>>>

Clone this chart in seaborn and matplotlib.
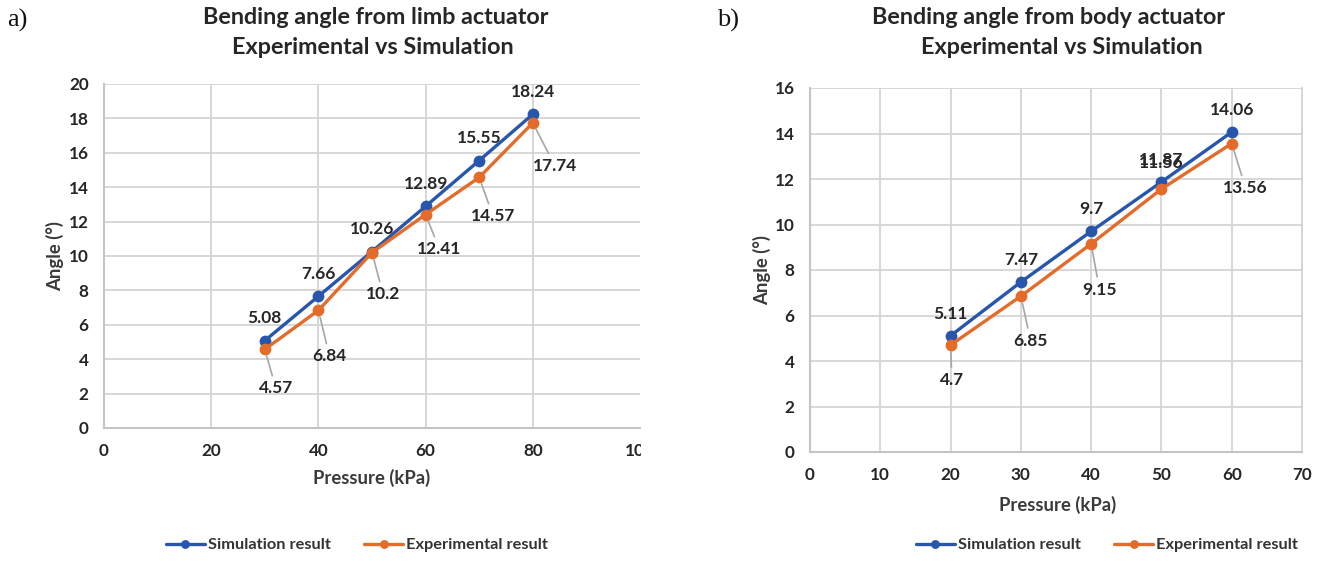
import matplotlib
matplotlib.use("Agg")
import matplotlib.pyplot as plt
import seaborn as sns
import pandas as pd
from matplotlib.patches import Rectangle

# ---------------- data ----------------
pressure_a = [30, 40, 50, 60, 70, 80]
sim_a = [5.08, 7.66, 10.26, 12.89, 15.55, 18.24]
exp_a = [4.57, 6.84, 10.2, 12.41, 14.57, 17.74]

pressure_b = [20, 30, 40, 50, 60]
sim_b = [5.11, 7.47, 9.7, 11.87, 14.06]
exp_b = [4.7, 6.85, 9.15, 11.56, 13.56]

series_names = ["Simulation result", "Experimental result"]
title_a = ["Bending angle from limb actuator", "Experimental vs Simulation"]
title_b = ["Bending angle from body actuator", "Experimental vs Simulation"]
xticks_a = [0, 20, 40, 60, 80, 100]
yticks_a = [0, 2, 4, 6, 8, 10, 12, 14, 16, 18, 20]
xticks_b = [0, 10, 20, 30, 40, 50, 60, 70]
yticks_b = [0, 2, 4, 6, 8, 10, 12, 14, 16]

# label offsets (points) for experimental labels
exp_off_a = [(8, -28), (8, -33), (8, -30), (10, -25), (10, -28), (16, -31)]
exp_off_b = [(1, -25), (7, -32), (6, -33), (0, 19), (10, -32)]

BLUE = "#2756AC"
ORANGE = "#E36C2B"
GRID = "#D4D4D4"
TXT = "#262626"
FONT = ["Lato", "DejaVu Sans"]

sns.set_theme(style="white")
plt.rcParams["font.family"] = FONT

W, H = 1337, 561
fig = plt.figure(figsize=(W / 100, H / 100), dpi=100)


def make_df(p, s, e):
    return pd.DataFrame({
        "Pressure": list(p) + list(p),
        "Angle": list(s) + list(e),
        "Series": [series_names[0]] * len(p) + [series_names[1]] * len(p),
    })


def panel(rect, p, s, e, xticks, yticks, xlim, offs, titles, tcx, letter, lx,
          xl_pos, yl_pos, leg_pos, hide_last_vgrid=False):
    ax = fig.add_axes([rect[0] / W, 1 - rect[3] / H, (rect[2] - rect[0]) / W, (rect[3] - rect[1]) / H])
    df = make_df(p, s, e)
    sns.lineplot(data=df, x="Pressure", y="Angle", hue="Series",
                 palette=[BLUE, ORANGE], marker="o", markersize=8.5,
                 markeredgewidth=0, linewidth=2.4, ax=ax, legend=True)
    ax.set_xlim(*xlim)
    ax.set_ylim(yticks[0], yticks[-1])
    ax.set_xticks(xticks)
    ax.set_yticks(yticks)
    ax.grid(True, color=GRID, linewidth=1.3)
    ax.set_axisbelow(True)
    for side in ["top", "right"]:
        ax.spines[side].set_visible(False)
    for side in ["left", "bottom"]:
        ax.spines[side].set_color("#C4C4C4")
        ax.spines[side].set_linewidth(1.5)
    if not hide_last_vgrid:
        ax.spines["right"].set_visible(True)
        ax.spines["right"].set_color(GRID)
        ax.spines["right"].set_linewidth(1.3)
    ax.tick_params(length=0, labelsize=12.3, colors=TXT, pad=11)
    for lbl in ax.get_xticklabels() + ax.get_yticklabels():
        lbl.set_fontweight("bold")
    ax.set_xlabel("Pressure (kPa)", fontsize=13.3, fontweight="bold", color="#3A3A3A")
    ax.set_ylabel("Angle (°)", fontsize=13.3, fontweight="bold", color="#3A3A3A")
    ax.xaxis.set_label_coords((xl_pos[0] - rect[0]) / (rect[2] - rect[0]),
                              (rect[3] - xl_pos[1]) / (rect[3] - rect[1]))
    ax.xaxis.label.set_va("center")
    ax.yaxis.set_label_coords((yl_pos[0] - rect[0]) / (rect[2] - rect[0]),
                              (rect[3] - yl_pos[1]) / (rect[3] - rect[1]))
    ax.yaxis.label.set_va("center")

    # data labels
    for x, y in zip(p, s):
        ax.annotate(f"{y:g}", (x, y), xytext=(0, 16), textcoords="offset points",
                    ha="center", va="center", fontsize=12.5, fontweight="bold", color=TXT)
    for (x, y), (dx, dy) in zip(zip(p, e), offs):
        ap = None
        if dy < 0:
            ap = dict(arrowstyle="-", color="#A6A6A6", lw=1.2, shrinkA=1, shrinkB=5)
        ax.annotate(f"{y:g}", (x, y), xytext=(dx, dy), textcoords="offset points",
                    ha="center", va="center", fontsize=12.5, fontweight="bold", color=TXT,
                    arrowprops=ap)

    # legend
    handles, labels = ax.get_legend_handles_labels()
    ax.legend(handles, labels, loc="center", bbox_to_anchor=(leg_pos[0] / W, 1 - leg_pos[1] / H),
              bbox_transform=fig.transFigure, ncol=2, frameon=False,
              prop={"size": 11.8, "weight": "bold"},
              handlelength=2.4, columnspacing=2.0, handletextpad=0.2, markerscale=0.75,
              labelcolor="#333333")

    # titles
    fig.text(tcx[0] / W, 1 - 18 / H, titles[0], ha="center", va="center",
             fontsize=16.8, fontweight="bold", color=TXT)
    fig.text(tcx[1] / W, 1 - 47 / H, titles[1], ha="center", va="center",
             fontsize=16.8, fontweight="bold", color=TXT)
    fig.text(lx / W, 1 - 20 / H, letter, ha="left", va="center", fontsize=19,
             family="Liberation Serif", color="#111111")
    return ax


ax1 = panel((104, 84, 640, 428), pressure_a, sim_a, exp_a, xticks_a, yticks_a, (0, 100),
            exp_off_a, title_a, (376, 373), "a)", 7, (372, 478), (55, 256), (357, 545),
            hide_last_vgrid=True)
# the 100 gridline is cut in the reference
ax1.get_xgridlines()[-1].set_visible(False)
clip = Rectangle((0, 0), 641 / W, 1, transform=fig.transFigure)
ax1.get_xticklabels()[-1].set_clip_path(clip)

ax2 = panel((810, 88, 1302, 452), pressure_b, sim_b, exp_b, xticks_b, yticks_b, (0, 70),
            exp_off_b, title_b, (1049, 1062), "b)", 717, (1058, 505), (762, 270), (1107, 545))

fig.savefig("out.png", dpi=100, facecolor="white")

<<<

● **Objective**: Keep the pictures out of the copy and return the rest of the data above exactly.

● **Exercise result**:
Clone this chart in seaborn and matplotlib.
import matplotlib
matplotlib.use("Agg")
import matplotlib.pyplot as plt
import seaborn as sns
import pandas as pd
from matplotlib.patches import Rectangle

# ---------------- data ----------------
pressure_a = [30, 40, 50, 60, 70, 80]
sim_a = [5.08, 7.66, 10.26, 12.89, 15.55, 18.24]
exp_a = [4.57, 6.84, 10.2, 12.41, 14.57, 17.74]

pressure_b = [20, 30, 40, 50, 60]
sim_b = [5.11, 7.47, 9.7, 11.87, 14.06]
exp_b = [4.7, 6.85, 9.15, 11.56, 13.56]

series_names = ["Simulation result", "Experimental result"]
title_a = ["Bending angle from limb actuator", "Experimental vs Simulation"]
title_b = ["Bending angle from body actuator", "Experimental vs Simulation"]
xticks_a = [0, 20, 40, 60, 80, 100]
yticks_a = [0, 2, 4, 6, 8, 10, 12, 14, 16, 18, 20]
xticks_b = [0, 10, 20, 30, 40, 50, 60, 70]
yticks_b = [0, 2, 4, 6, 8, 10, 12, 14, 16]

# label offsets (points) for experimental labels
exp_off_a = [(8, -28), (8, -33), (8, -30), (10, -25), (10, -28), (16, -31)]
exp_off_b = [(1, -25), (7, -32), (6, -33), (0, 19), (10, -32)]

BLUE = "#2756AC"
ORANGE = "#E36C2B"
GRID = "#D4D4D4"
TXT = "#262626"
FONT = ["Lato", "DejaVu Sans"]

sns.set_theme(style="white")
plt.rcParams["font.family"] = FONT

W, H = 1337, 561
fig = plt.figure(figsize=(W / 100, H / 100), dpi=100)


def make_df(p, s, e):
    return pd.DataFrame({
        "Pressure": list(p) + list(p),
        "Angle": list(s) + list(e),
        "Series": [series_names[0]] * len(p) + [series_names[1]] * len(p),
    })


def panel(rect, p, s, e, xticks, yticks, xlim, offs, titles, tcx, letter, lx,
          xl_pos, yl_pos, leg_pos, hide_last_vgrid=False):
    ax = fig.add_axes([rect[0] / W, 1 - rect[3] / H, (rect[2] - rect[0]) / W, (rect[3] - rect[1]) / H])
    df = make_df(p, s, e)
    sns.lineplot(data=df, x="Pressure", y="Angle", hue="Series",
                 palette=[BLUE, ORANGE], marker="o", markersize=8.5,
                 markeredgewidth=0, linewidth=2.4, ax=ax, legend=True)
    ax.set_xlim(*xlim)
    ax.set_ylim(yticks[0], yticks[-1])
    ax.set_xticks(xticks)
    ax.set_yticks(yticks)
    ax.grid(True, color=GRID, linewidth=1.3)
    ax.set_axisbelow(True)
    for side in ["top", "right"]:
        ax.spines[side].set_visible(False)
    for side in ["left", "bottom"]:
        ax.spines[side].set_color("#C4C4C4")
        ax.spines[side].set_linewidth(1.5)
    if not hide_last_vgrid:
        ax.spines["right"].set_visible(True)
        ax.spines["right"].set_color(GRID)
        ax.spines["right"].set_linewidth(1.3)
    ax.tick_params(length=0, labelsize=12.3, colors=TXT, pad=11)
    for lbl in ax.get_xticklabels() + ax.get_yticklabels():
        lbl.set_fontweight("bold")
    ax.set_xlabel("Pressure (kPa)", fontsize=13.3, fontweight="bold", color="#3A3A3A")
    ax.set_ylabel("Angle (°)", fontsize=13.3, fontweight="bold", color="#3A3A3A")
    ax.xaxis.set_label_coords((xl_pos[0] - rect[0]) / (rect[2] - rect[0]),
                              (rect[3] - xl_pos[1]) / (rect[3] - rect[1]))
    ax.xaxis.label.set_va("center")
    ax.yaxis.set_label_coords((yl_pos[0] - rect[0]) / (rect[2] - rect[0]),
                              (rect[3] - yl_pos[1]) / (rect[3] - rect[1]))
    ax.yaxis.label.set_va("center")

    # data labels
    for x, y in zip(p, s):
        ax.annotate(f"{y:g}", (x, y), xytext=(0, 16), textcoords="offset points",
                    ha="center", va="center", fontsize=12.5, fontweight="bold", color=TXT)
    for (x, y), (dx, dy) in zip(zip(p, e), offs):
        ap = None
        if dy < 0:
            ap = dict(arrowstyle="-", color="#A6A6A6", lw=1.2, shrinkA=1, shrinkB=5)
        ax.annotate(f"{y:g}", (x, y), xytext=(dx, dy), textcoords="offset points",
                    ha="center", va="center", fontsize=12.5, fontweight="bold", color=TXT,
                    arrowprops=ap)

    # legend
    handles, labels = ax.get_legend_handles_labels()
    ax.legend(handles, labels, loc="center", bbox_to_anchor=(leg_pos[0] / W, 1 - leg_pos[1] / H),
              bbox_transform=fig.transFigure, ncol=2, frameon=False,
              prop={"size": 11.8, "weight": "bold"},
              handlelength=2.4, columnspacing=2.0, handletextpad=0.2, markerscale=0.75,
              labelcolor="#333333")

    # titles
    fig.text(tcx[0] / W, 1 - 18 / H, titles[0], ha="center", va="center",
             fontsize=16.8, fontweight="bold", color=TXT)
    fig.text(tcx[1] / W, 1 - 47 / H, titles[1], ha="center", va="center",
             fontsize=16.8, fontweight="bold", color=TXT)
    fig.text(lx / W, 1 - 20 / H, letter, ha="left", va="center", fontsize=19,
             family="Liberation Serif", color="#111111")
    return ax


ax1 = panel((104, 84, 640, 428), pressure_a, sim_a, exp_a, xticks_a, yticks_a, (0, 100),
            exp_off_a, title_a, (376, 373), "a)", 7, (372, 478), (55, 256), (357, 545),
            hide_last_vgrid=True)
# the 100 gridline is cut in the reference
ax1.get_xgridlines()[-1].set_visible(False)
clip = Rectangle((0, 0), 641 / W, 1, transform=fig.transFigure)
ax1.get_xticklabels()[-1].set_clip_path(clip)

ax2 = panel((810, 88, 1302, 452), pressure_b, sim_b, exp_b, xticks_b, yticks_b, (0, 70),
            exp_off_b, title_b, (1049, 1062), "b)", 717, (1058, 505), (762, 270), (1107, 545))

fig.savefig("out.png", dpi=100, facecolor="white")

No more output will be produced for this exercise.